The most likely culprit for this OS X problem is an incompatible Login Item. OS X makes an effort to automatically disable incompatible software on startup. However, some apps are still able to sneak in. The solution is to reboot your Mac in Safe Mode (by holding down the Shift key on start up until the gray Apple logo appears). This prevents your Login Items from loading. Now go to System Preferences -> Users & Groups> -> Login Items. Look for any item that “has a non-smoking sign” (a gray circle with a slash) over its icon. This indicates an incompatible item. Delete any such items and restart your Mac normally. Hopefully you will not have any other start up issues after the Login Items fix.
No Wi-Fi after waking from sleep
Numerous users report that, after installing the Mountain Lion upgrade and they wake their Mac laptop or desktop from sleep, the Mac does not automatically re-connect to the local Wi-Fi network. Even worse, the computer will attempt to manually reconnect and may lead to the persistent spinning beachball of death, and making a reconnection is just about impossible.

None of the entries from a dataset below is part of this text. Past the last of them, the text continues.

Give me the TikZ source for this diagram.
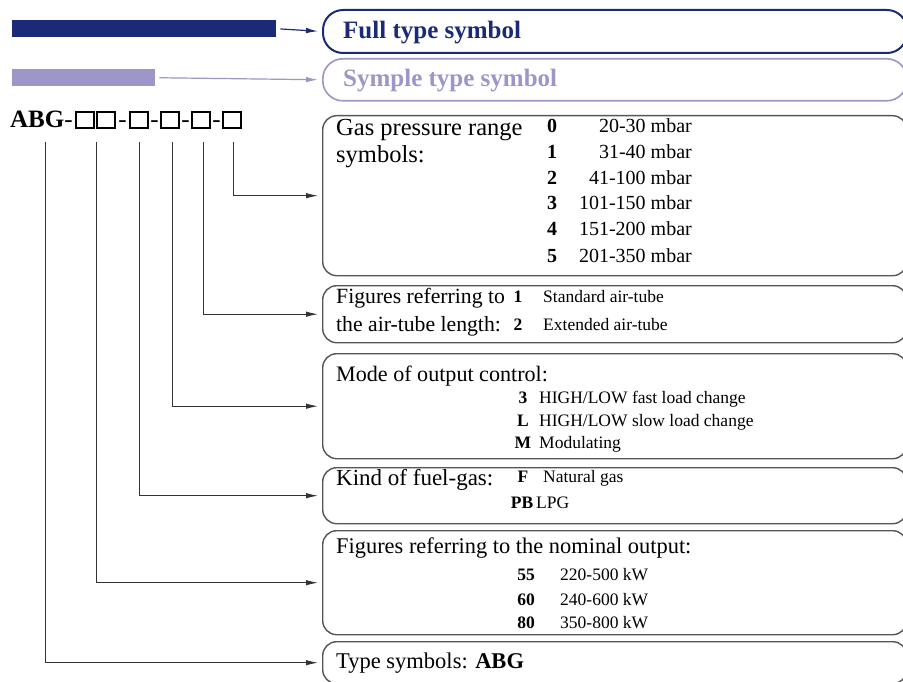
\documentclass[tikz,border=0pt]{standalone}
\usepackage{fontspec}
\setmainfont{Liberation Serif}
\usetikzlibrary{arrows.meta}
\definecolor{navy}{HTML}{1B2A78}
\definecolor{lav}{HTML}{9D96C8}
\definecolor{edge}{HTML}{555555}
\definecolor{wire}{HTML}{333333}
\begin{document}
\begin{tikzpicture}[x=1pt,y=-1pt,
  box/.style={draw=edge, line width=1.4pt, rounded corners=14pt, anchor=north west, minimum width=584pt, inner sep=0pt},
  conn/.style={draw=wire, line width=1pt, -{Latex[length=12pt,width=5.5pt]}, shorten >=4pt},
  big/.style={font=\fontsize{#1}{26}\selectfont, anchor=base west, inner sep=0pt},
  big/.default=22.5,
  val/.style={font=\fontsize{17.5}{20}\selectfont, anchor=base west, inner sep=0pt},
  key/.style={font=\fontsize{17.5}{20}\selectfont\bfseries, anchor=base, inner sep=0pt},
  gv/.style={font=\fontsize{20}{22}\selectfont, anchor=base east, inner sep=0pt},
  gk/.style={font=\fontsize{20}{22}\selectfont\bfseries, anchor=base, inner sep=0pt},
  sq/.style={draw=black, line width=1.3pt},
  dsh/.style={font=\fontsize{25}{28}\selectfont, anchor=base, inner sep=0pt}]
\useasboundingbox (0,0) rectangle (903,682);
\fill[white] (0,0) rectangle (903,682);

% legend
\node[fill=navy, minimum width=264pt, minimum height=17pt, inner sep=0pt, anchor=north west] (fullbar) at (12,20) {};
\node[draw=navy, line width=2pt, rounded corners=20pt, anchor=north west, minimum width=584pt, minimum height=43pt, inner sep=0pt] (fullbox) at (322,9) {};
\node[font=\fontsize{25}{28}\selectfont\bfseries, text=navy, anchor=base west, inner sep=0pt] (fulltxt) at (343,39) {Full type symbol};
\draw[draw=navy, line width=1.2pt, -{Latex[length=12pt,width=5.5pt]}, shorten <=4pt, shorten >=4pt] (fullbar.east) -- (fullbox.west);

\node[fill=lav, minimum width=143pt, minimum height=17pt, inner sep=0pt, anchor=north west] (symbar) at (12,69) {};
\node[draw=lav, line width=1.6pt, rounded corners=20pt, anchor=north west, minimum width=584pt, minimum height=42pt, inner sep=0pt] (symbox) at (322,58) {};
\node[font=\fontsize{25}{28}\selectfont\bfseries, text=lav, anchor=base west, inner sep=0pt] (symtxt) at (343,87) {Symple type symbol};
\draw[draw=lav, line width=1.2pt, -{Latex[length=12pt,width=5.5pt]}, shorten <=4pt, shorten >=4pt] (symbar.east) -- (symbox.west);

% code line
\node[font=\fontsize{25}{28}\selectfont, anchor=base west, inner sep=0pt] (abg) at (10,128) {\textbf{ABG}-};
\draw[sq] (76,112) rectangle (94,128);
\draw[sq] (97,112) rectangle (115,128);
\draw[sq] (130,112) rectangle (148,128);
\draw[sq] (161,112) rectangle (179,128);
\draw[sq] (192,112) rectangle (210,128);
\draw[sq] (223,112) rectangle (241,128);
\node[dsh] (d1) at (122.5,128) {-};
\node[dsh] (d2) at (154.5,128) {-};
\node[dsh] (d3) at (185.5,128) {-};
\node[dsh] (d4) at (216.5,128) {-};

\coordinate (v1) at (45,142);
\coordinate (v2) at (96,142);
\coordinate (v3) at (139,142);
\coordinate (v4) at (172,142);
\coordinate (v5) at (203,142);
\coordinate (v6) at (233,142);

% boxes
\node[box, minimum height=160pt] (gas) at (322,115) {};
\node[box, minimum height=57pt] (air) at (322,285) {};
\node[box, minimum height=105pt] (mode) at (322,353) {};
\node[box, minimum height=56pt] (fuel) at (322,467) {};
\node[box, minimum height=104pt] (nom) at (322,530) {};
\node[box, minimum height=42pt] (type) at (322,641) {};

% connectors
\draw[conn] (v6) |- (gas.west);
\draw[conn] (v5) |- (air.west);
\draw[conn] (v4) |- (mode.west);
\draw[conn] (v3) |- (fuel.west);
\draw[conn] (v2) |- (nom.west);
\draw[conn] (v1) |- (type.west);

% gas box
\node[big=24.5] (g1) at (336,136) {Gas pressure range};
\node[big=24.5] (g2) at (336,163) {symbols:};
\foreach \k/\v/\y [count=\i] in {0/20-30 mbar/133,1/31-40 mbar/159,2/41-100 mbar/185,3/101-150 mbar/210,4/151-200 mbar/236,5/201-350 mbar/262}{
  \node[gk] (gk\i) at (552,\y) {\k};
  \node[gv] (gv\i) at (692,\y) {\v};
}

% air box
\node[big=21.7] (a1) at (336,303) {Figures referring to};
\node[big=21.7] (a2) at (336,331) {the air-tube length:};
\node[key] (ak1) at (518,302) {1};
\node[val] (av1) at (543,302) {Standard air-tube};
\node[key] (ak2) at (518,330) {2};
\node[val] (av2) at (543,330) {Extended air-tube};

% mode box
\node[big=22.1] (m1) at (336,381) {Mode of output control:};
\node[key] (mk1) at (523,403) {3};
\node[val] (mv1) at (539,403) {HIGH/LOW fast load change};
\node[key] (mk2) at (523,426) {L};
\node[val] (mv2) at (539,426) {HIGH/LOW slow load change};
\node[key] (mk3) at (523,448) {M};
\node[val] (mv3) at (539,448) {Modulating};

% fuel box
\node[big=23] (f1) at (336,485) {Kind of fuel-gas:};
\node[key] (fk1) at (523,482) {F};
\node[val] (fv1) at (543,482) {Natural gas};
\node[key] (fk2) at (522,508) {PB};
\node[val] (fv2) at (536,508) {LPG};

% nominal box
\node[big=22.4] (n1) at (336,553) {Figures referring to the nominal output:};
\node[key] (nk1) at (526,580) {55};
\node[val] (nv1) at (560,580) {220-500 kW};
\node[key] (nk2) at (526,605) {60};
\node[val] (nv2) at (560,605) {240-600 kW};
\node[key] (nk3) at (526,628) {80};
\node[val] (nv3) at (560,628) {350-800 kW};

% type box
\node[big=22.5] (t1) at (336,668) {Type symbols: \textbf{ABG}};
\end{tikzpicture}
\end{document}
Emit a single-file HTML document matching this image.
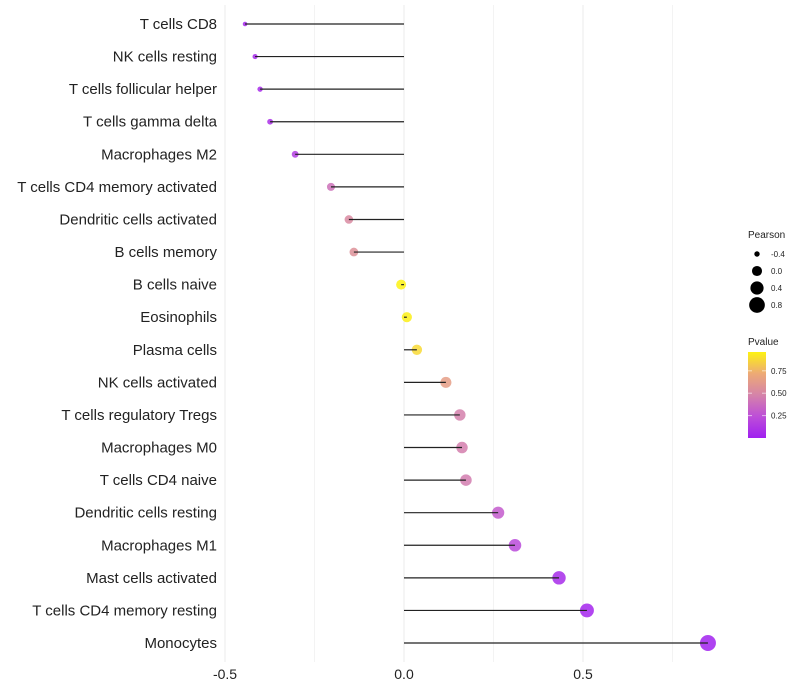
<!DOCTYPE html>
<html><head><meta charset="utf-8"><style>
body{margin:0;background:#fff;font-family:"Liberation Sans",sans-serif}
</style></head><body>
<svg id="c" width="800" height="700" style="display:block"></svg>
<script>
const categories=["T cells CD8","NK cells resting","T cells follicular helper","T cells gamma delta","Macrophages M2","T cells CD4 memory activated","Dendritic cells activated","B cells memory","B cells naive","Eosinophils","Plasma cells","NK cells activated","T cells regulatory  Tregs ","Macrophages M0","T cells CD4 naive","Dendritic cells resting","Macrophages M1","Mast cells activated","T cells CD4 memory resting","Monocytes"];
const pearson=[-0.444,-0.416,-0.402,-0.374,-0.304,-0.204,-0.154,-0.140,-0.008,0.008,0.036,0.117,0.156,0.162,0.173,0.263,0.310,0.433,0.511,0.849];
const pvalue=[0.04,0.05,0.06,0.08,0.15,0.4,0.52,0.56,0.96,0.95,0.88,0.64,0.47,0.46,0.45,0.3,0.22,0.06,0.03,0.01];
const xTicks=[-0.5,0,0.5];
const xTickLabels=["-0.5","0.0","0.5"];
const gridMinor=[-0.25,0.25,0.75];
const sizeLegend=[-0.4,0.0,0.4,0.8];
const pTicks=[0.25,0.5,0.75];
const NS="http://www.w3.org/2000/svg";
const svg=document.getElementById('c');
function el(t,a,p){const e=document.createElementNS(NS,t);for(const k in a)e.setAttribute(k,a[k]);(p||svg).appendChild(e);return e;}
const x=v=>404+v*358;
const y=i=>24+i*(643-24)/19;
const rad=v=>Math.sqrt(Math.max(0,6+(v+0.4)*37.5))*1.1;
const stops=[[0,[160,32,240]],[0.25,[190,80,215]],[0.5,[215,135,165]],[0.75,[240,175,110]],[1,[255,255,0]]];
function col(p){let k=0;while(k<stops.length-2&&p>stops[k+1][0])k++;const a=stops[k],b=stops[k+1];const t=Math.min(1,Math.max(0,(p-a[0])/(b[0]-a[0])));const c=a[1].map((v,j)=>Math.round(v+(b[1][j]-v)*t));return `rgb(${c})`;}
[...xTicks,...gridMinor].forEach(v=>{const g=el('line',{x1:x(v),x2:x(v),y1:5,y2:662,stroke:'#ebebeb','stroke-width':v%0.5===0?1:0.6});

});
xTicks.forEach((v,i)=>{const t=el('text',{x:x(v),y:679,'text-anchor':'middle','font-size':14,fill:'#222'});t.textContent=xTickLabels[i];

});
categories.forEach((c,i)=>{
const t=el('text',{x:217,y:y(i)+5,'text-anchor':'end','font-size':15,fill:'#222'});t.textContent=c;


const d=el('circle',{cx:x(pearson[i]),cy:y(i),r:rad(pearson[i]),fill:col(pvalue[i]),'fill-opacity':0.85});


const l=el('line',{x1:x(0),x2:x(pearson[i]),y1:y(i),y2:y(i),stroke:'#222','stroke-width':1.2});


});
let tt=el('text',{x:748,y:238,'font-size':10,fill:'#222'});tt.textContent='Pearson';


sizeLegend.forEach((v,i)=>{const cy=254+i*17;
const c=el('circle',{cx:757,cy:cy,r:rad(v),fill:'#000'});


const t=el('text',{x:771,y:cy+3,'font-size':8,fill:'#222'});t.textContent=v.toFixed(1);

});
tt=el('text',{x:748,y:345,'font-size':10,fill:'#222'});tt.textContent='Pvalue';


const defs=el('defs',{});const lg=el('linearGradient',{id:'g',x1:0,y1:1,x2:0,y2:0},defs);
[0,0.25,0.5,0.75,1].forEach(o=>el('stop',{offset:o,'stop-color':col(o*0.96)},lg));
const bar=el('rect',{x:748,y:352,width:18,height:86,fill:'url(#g)'});


pTicks.forEach(p=>{const yy=438-p/0.96*86;
el('line',{x1:748,x2:752,y1:yy,y2:yy,stroke:'#fff','stroke-opacity':0.6});el('line',{x1:762,x2:766,y1:yy,y2:yy,stroke:'#fff','stroke-opacity':0.6});
const t=el('text',{x:771,y:yy+3,'font-size':8,fill:'#222'});t.textContent=p.toFixed(2);

});
</script>
</body></html>
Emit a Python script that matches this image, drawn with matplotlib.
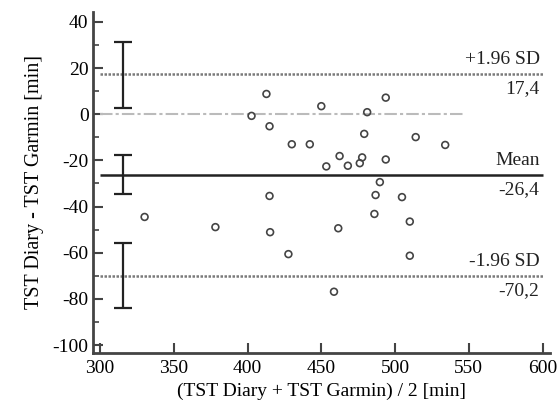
import matplotlib.pyplot as plt

# Bland-Altman data: mean of the two methods vs. difference
mean_tst = [402.7, 412.8, 414.9, 430.0, 442.2, 450.0, 453.4, 462.4, 468.0, 476.1,
            477.7, 479.1, 481.1, 414.9, 493.7, 514.0, 534.0, 493.7, 489.7, 486.8,
            504.7, 330.2, 378.2, 415.3, 427.7, 461.5, 458.6, 486.0, 510.0, 510.0]
diff_tst = [-0.7, 8.8, -5.2, -13.0, -13.0, 3.5, -22.6, -18.1, -22.3, -21.2,
            -18.7, -8.5, 0.9, -35.4, 7.2, -9.9, -13.3, -19.6, -29.4, -35.0,
            -35.9, -44.5, -48.9, -51.1, -60.6, -49.4, -76.9, -43.2, -46.5, -61.3]

bias = -26.4
upper_loa = 17.4
lower_loa = -70.2
# 95% confidence intervals of the limits
ci_x = 315.5
ci_low = [2.9, -34.7, -84.1]
ci_high = [31.4, -17.8, -55.6]

plt.rcParams['font.family'] = ['Liberation Serif', 'DejaVu Serif']
plt.rcParams['axes.unicode_minus'] = False

fig = plt.figure(figsize=(5.6, 4.13), dpi=100)
ax = fig.add_axes([0.1655, 0.145, 0.8165, 0.827])

ax.hlines(0, 300, 546, colors='#bbbbbb', linestyles=(0, (6, 1.5, 1.5, 1.5)), linewidth=1.5)
ax.hlines([upper_loa, lower_loa], 300, 600, colors='#7a7a7a', linestyles=(0, (1, 0.6)), linewidth=1.8)
ax.hlines(bias, 300, 600, colors='#222222', linewidth=1.8)

for lo, hi in zip(ci_low, ci_high):
    ax.vlines(ci_x, lo, hi, colors='#222222', linewidth=1.6)
    ax.hlines([lo, hi], ci_x - 6, ci_x + 6, colors='#222222', linewidth=1.6)

ax.scatter(mean_tst, diff_tst, s=24, facecolors='none', edgecolors='#444444', linewidths=1.2, zorder=3)

lbl = dict(ha='right', fontsize=14, color='#222222')
ax.text(598, upper_loa + 2.5, '+1.96 SD', va='bottom', **lbl)
ax.text(598, upper_loa - 2.5, '17,4', va='top', **lbl)
ax.text(598, bias + 2.5, 'Mean', va='bottom', **lbl)
ax.text(598, bias - 2.5, '-26,4', va='top', **lbl)
ax.text(598, lower_loa + 2.5, '-1.96 SD', va='bottom', **lbl)
ax.text(598, lower_loa - 2.5, '-70,2', va='top', **lbl)

ax.set_xlim(295, 605)
ax.set_ylim(-103.5, 44.5)
ax.set_xticks(range(300, 601, 50))
ax.set_yticks(range(-100, 41, 20))
ax.set_yticks(range(-90, 41, 20), minor=True)

for s in ['top', 'right']:
    ax.spines[s].set_visible(False)
for s in ['left', 'bottom']:
    ax.spines[s].set_linewidth(2)
    ax.spines[s].set_color('#444444')

ax.tick_params(which='major', direction='in', length=7, width=1.5, color='#444444', labelsize=14, pad=3)
ax.tick_params(which='minor', direction='in', length=4, width=1.2, color='#444444')
ax.tick_params(axis='x', which='major', pad=5)

ax.set_xlabel('(TST Diary + TST Garmin) / 2 [min]', fontsize=14, labelpad=4)
ax.set_ylabel('TST Diary - TST Garmin [min]', fontsize=14.5, labelpad=6)

fig.savefig('out.png', dpi=100)
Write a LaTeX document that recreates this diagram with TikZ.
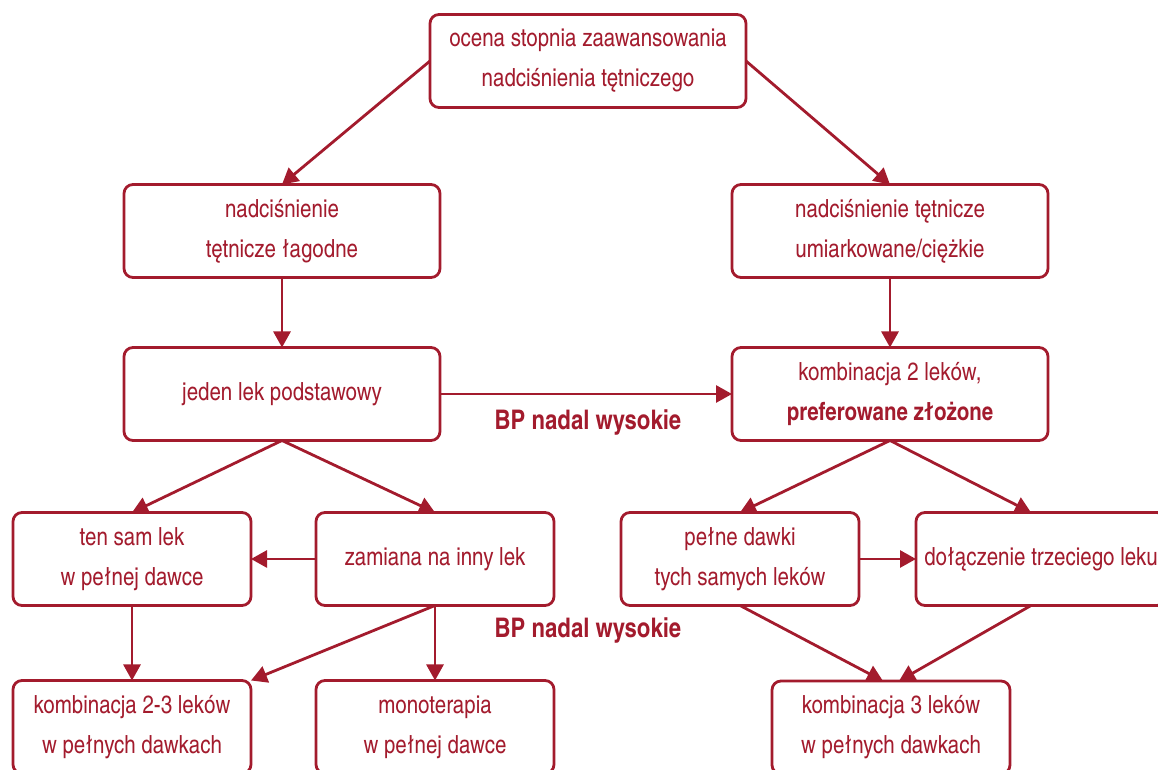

One solution that has worked for some users is to:
- Go to Network System Preferences and click the Advanced button
- Delete all the known networks under the Wi-Fi tab
- Return to the main Network display and delete Wi-Fi from the Services list
- Now add a new Wi-Fi service (by clicking the + icon at the bottom of the list section)
Unfortunately, this is not a sure-fire fix for all users. Many Apple users with this symptom continue to struggle to find a resolution. A few people have suggested that an incompatible third-party software is the root cause for this OS X problem. Another solution is a few Mac users have found that turning off Bluetooth eliminates this symptom.
Bluetooth-related kernel panic after waking from sleep
Another bug you may experience is if you turn off all your Bluetooth-connected devices while your Mac is asleep, a kernel panic may occur when you wake up the Mac. If you have gone further and disabled “Allow Bluetooth devices to wake this computer,” located in the Advanced section of Bluetooth System Preferences, a kernel panic may occur even if you leave the Bluetooth devices on. Industry experts believe that the cause is a bug that Apple will likely fix in 10.8.1. Leaving the ’Allow Bluetooth devices to wake this computer’ preference enabled can lower chances of a kernel panic when waking from sleep.
Mail replies from wrong address
Apple Support Communities report that the new version of Mail in Mountain Lion has trouble assigning the correct address for email replies. If you have more than one email account, when you reply to an email, Mail should use the account that received the message as your “from” address. This should override any selection you have made for a default address to use with new messages. Unfortunately this does not always happen in Mountain Lion.
The problem is that Mail may now use your default address for replies, and ignores that the received message comes from a different account. Postings in the Apple community forum thread offer some potential workarounds, but so far there are no outright fixes. Also it is possible that you may not see this symptom at all.
Safari 6’s Top Sites Updates are gone?
Mountain Lion OS X includes Safari 6 (you can also download the updated browser to run in Lion). According to more than a dozen posts on an Apple Support Communities thread, there is a minor glitch with the apps’ Top Sites feature. The white star that should appear in the corner of a listed page, when the page gets updated, no longer shows up. There is no known fix as of yet. This is another bug that Apple will need to address. [Update: Reader comments in Apple’s Support Communities indicate that the symptom is a byproduct of Apple removing the RSS support from Safari 6. In other words, it is not a bug; it is a feature.]
I will follow up with any fixes to any of these issues as they come out.